JESZCZE CIEPŁE
Jak chałka prosto z pieca i słodkości z piekarni na rogu, z chrupiącą skórką, pachnące kruszonką i brudzące mąką palce.
Dopiero co wyjęte spod igły, ciepłe od żelazka i w formie drugich żyć, niemniej kształtnych niż foremki do babeczek.
JAK U BABCI
W kolorach herbaty z miodem, cytryną albo cukrem kiedyś u babci. W filiżance na specjalne okazje albo szklance z metalowym koszyczkiem, która parzyła w ręce.
Z babcinych obrusów, zasłon, pościeli i wspomnień, które zostają w sercach i albumach.
JAK TORTY, KTÓRYCH JUŻ SIĘ NIE ROBI
Takie urodzinowe, przekładane kremem i z owocami na wierzchu. Słodkie, śmietanowe i najprostsze – jak z życia, nie jak z bajki.

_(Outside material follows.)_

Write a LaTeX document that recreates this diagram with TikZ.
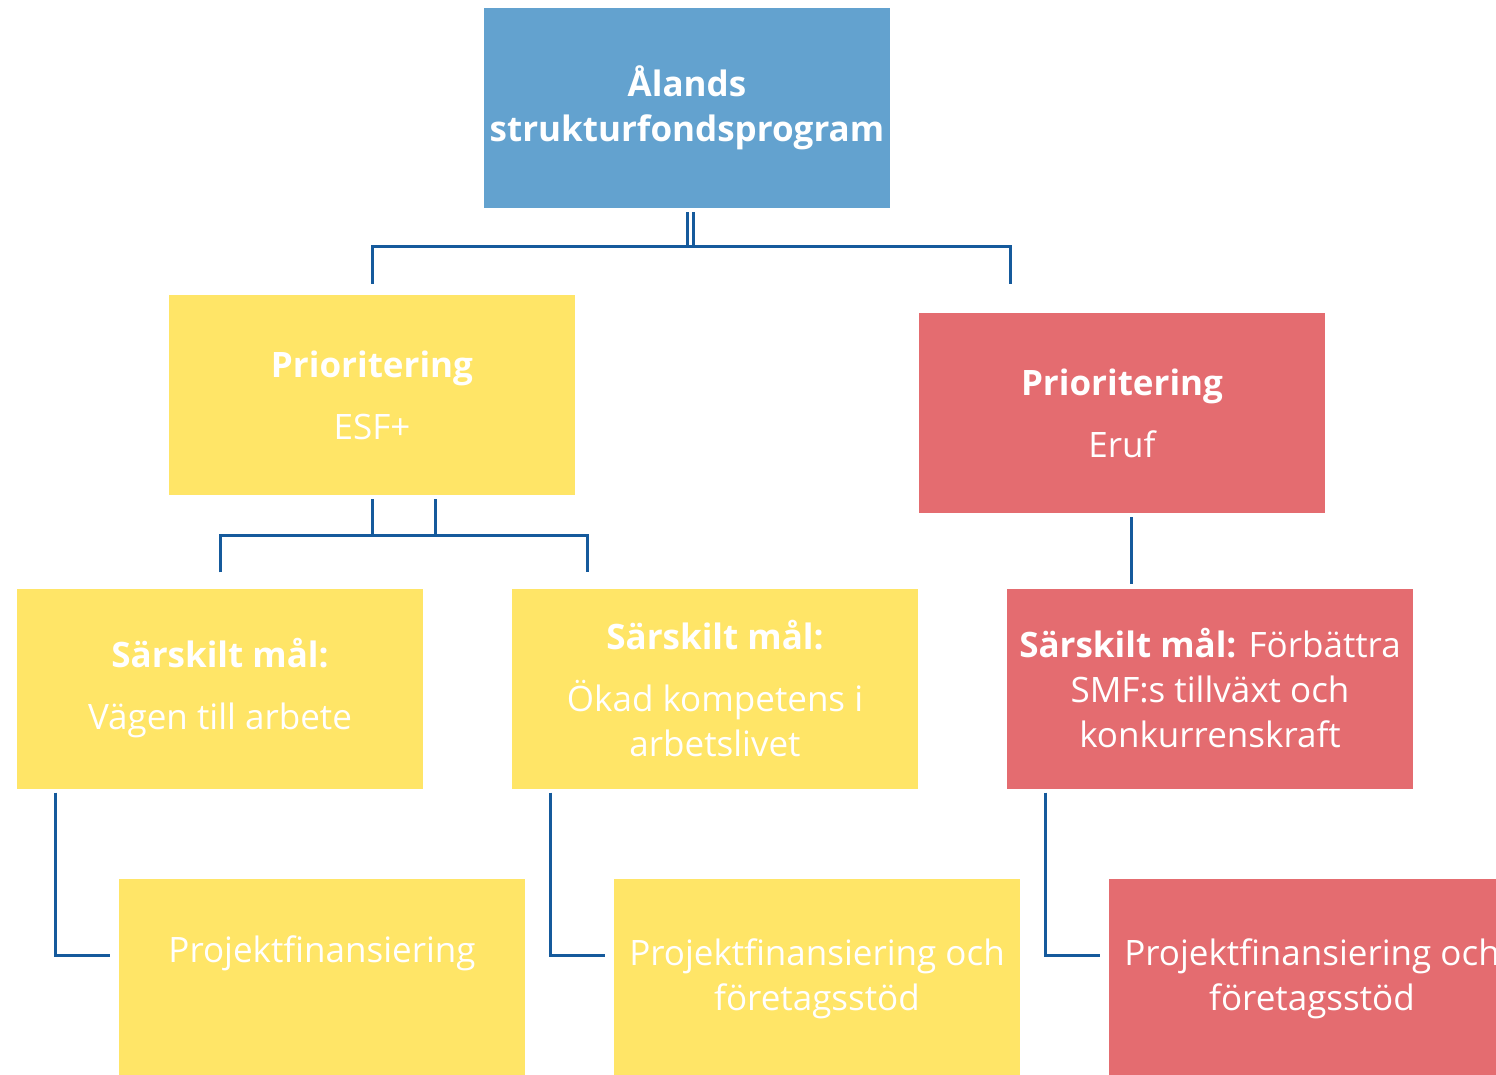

We wszystkich odcieniach różu i malinowego kremu, który najlepiej jest wyjadać łyżeczką prosto z miski.
NA WSZYSTKIE UCZTY I OKAZJE
Choćby miały być po prostu wstaniem z łóżka i powitaniem nowego dnia. Żeby wyglądać elegancko, ale nie za bardzo i dodać szczyptę romantyczności nawet czarnej bluzie jak noc listopadowa.
Do celebrowania życia, zwykłej, miłej codzienności i dodania koloru, kiedy za oknem zrobi się całkiem szaro. Babcia na pewno by chwaliła.